That’s pretty much what the executive editors of the Wilmington Star-News and The Fayetteville Observer said about not running the Kerry “military people are stupid” story last week.  The Star-News‘ Executive Editor Tim Griggs uses a baseball analogy:

Many of you noticed coverage of the story wasn’t in this newspaper. And
you let us have it – via phone calls and e-mails – with appropriate and
justified agitation.

I apologize for that. We shouldn’t have missed it.

In baseball, a good center fielder makes a lot of plays.

Most
of us don’t think much about them – the thousands of routine fly balls
or the few spectacular diving catches – until a player stumbles and
drops the ball. Then we all notice.

The Observer‘s executive editor, Brian Tolley said:

Perhaps the biggest national story of the day, the comments (or botched
joke, as he would call it) by John Kerry regarding the intelligence of
our troops, did not appear in our paper Wednesday.

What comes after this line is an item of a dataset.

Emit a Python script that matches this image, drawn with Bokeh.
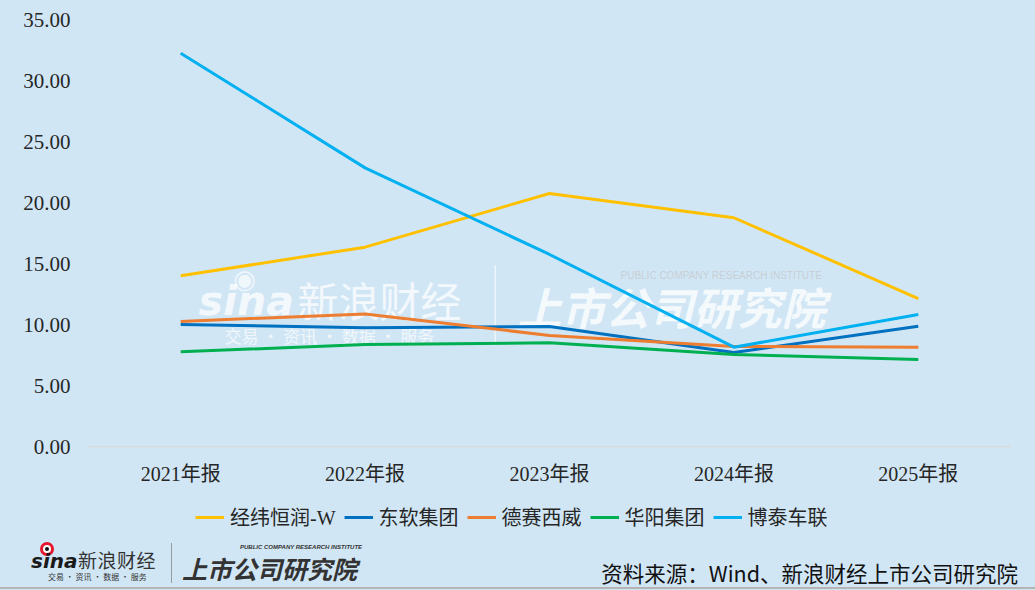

Although we
recovered the next day, we simply whiffed on the story.

I worked in newsrooms for most of 25 years and, yes, sometimes copy editors make mistakes. But this is a mistake that could only have been made 1) in a complete vacuum from what was happening in the world on that particular day, or 2) intentionally. I don’t know which would be worse for the newspaper industry.